The exit environment is still incredibly attractive, and until that changes more money will continue to flood the sector. However, there has not been a meaningful increase in the number of funded startups. More money is chasing the same number of deals, so round size (and presumably valuation) is increasing. One problem seems to be that there is a very small universe of “fundable” founders. Most good (and funded) startups are created within a handful of VCs, or by experienced serial entrepreneurs. Starting biopharma companies is really hard to do right, so this makes sense.
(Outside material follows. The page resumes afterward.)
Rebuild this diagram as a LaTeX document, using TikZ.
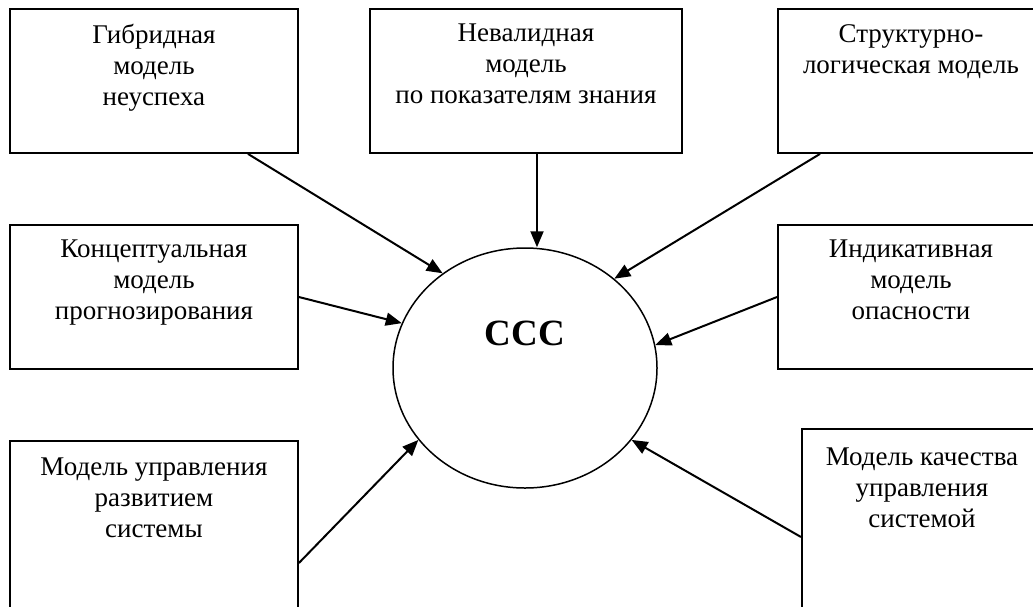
\documentclass[tikz,border=0pt]{standalone}
\usepackage{fontspec}
\setmainfont{Liberation Serif}
\usetikzlibrary{arrows.meta,shapes.geometric}
\begin{document}
\begin{tikzpicture}[x=1pt,y=-1pt,
  box/.style={draw, line width=1.9pt, inner sep=0pt, anchor=north west},
  txt/.style={align=center, font=\fontsize{27}{31}\selectfont, inner sep=0pt, anchor=north},
  arr/.style={line width=2pt, -{Triangle[length=16pt,width=13pt]}}]
\useasboundingbox (0,0) rectangle (1033,606);
% boxes
\node[box, minimum width=288pt, minimum height=144pt] (tl) at (9,8) {};
\node[box, minimum width=312pt, minimum height=144pt] (tm) at (369,8) {};
\node[box, minimum width=266pt, minimum height=144pt] (tr) at (777,8) {};
\node[box, minimum width=288pt, minimum height=144pt] (ml) at (9,224) {};
\node[box, minimum width=266pt, minimum height=144pt] (mr) at (777,224) {};
\node[box, minimum width=288pt, minimum height=180pt] (bl) at (9,440) {};
\node[box, minimum width=240pt, minimum height=190pt] (br) at (801,428) {};
% texts
\node[txt] (tlt) at ([yshift=-16pt]tl.north) {Гибридная\\модель\\неуспеха};
\node[txt] (tmt) at ([yshift=-16pt]tm.north) {Невалидная\\модель\\по показателям знания};
\node[txt] (trt) at ([yshift=-16pt]tr.north) {Структурно-\\логическая модель};
\node[txt] (mlt) at ([yshift=-16pt]ml.north) {Концептуальная\\модель\\прогнозирования};
\node[txt] (mrt) at ([yshift=-16pt]mr.north) {Индикативная\\модель\\опасности};
\node[txt] (blt) at ([yshift=-18pt]bl.north) {Модель управления\\развитием\\системы};
\node[txt] (brt) at ([yshift=-20pt]br.north) {Модель качества\\управления\\системой};
% centre
\node[draw, ellipse, line width=1.5pt, inner sep=0pt, minimum width=264pt, minimum height=240pt] (c) at (525,368) {};
\node[font=\fontsize{37}{40}\selectfont\bfseries, inner sep=0pt] (lbl) at (525,333) {ССС};
% arrows
\draw[arr] ([xshift=239pt]tl.south west) -- (c.131.5);
\draw[arr] ([xshift=168pt]tm.south west) -- ([xshift=12pt]c.north);
\draw[arr] ([xshift=43pt]tr.south west) -- (c.45.9);
\draw[arr] ([yshift=-73pt]ml.north east) -- (c.160);
\draw[arr] ([yshift=-73pt]mr.north west) -- (c.10.2);
\draw[arr] ([yshift=-123pt]bl.north east) -- (c.214.4);
\draw[arr] ([yshift=-109pt]br.north west) -- (c.326.3);
\end{tikzpicture}
\end{document}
The solution to this seems to be training and supporting the next generation of entrepreneurs. However, this isn’t happening (see “worry” number 4). Big pharma is cutting R&D, startups can’t afford to train on the job and outsource a lot of R&D, and most hands-on early stage industrial discovery work is offshored to Asia (WuXi has thousands of contract discovery scientists). With the abundance of capital and talent in China and rapidly increasing number of top-tier scientists setting up shop in the country, it isn’t unreasonable to think China will be the source of most biopharma startups within even a decade.

My personal belief is that the sector needs to support more young entrepreneurs. Many of the best startups these days are created by young associates within venture funds, and there are tons of incredibly capable young scientists who, with the right guidance and mentorship, could create incredible companies. Robert Swanson was in his late 20s when he founded Genentech, and David Goeddel was not much older when he joined. I run a program to support young entrepreneurs; if you are a young scientist looking to start a company, please get in touch!




1 I use the term "biopharma" to refer to startups developing FDA-regulated drugs to treat diseases; this does not include other life science sectors like diagnostics, devices, digital health, or consumer genomics.

2 My data differs a bit from Pitchbook’s, but overall the value is quite close. I just update this manually based on press releases, I don’t scrape Form D’s or anything. If I’ve missed any big deals, let me know!

3 While most of these deals are tranched (ie only a portion of the money is invested upfront with the remainder invested upon achievement of milestones), these are massive rounds.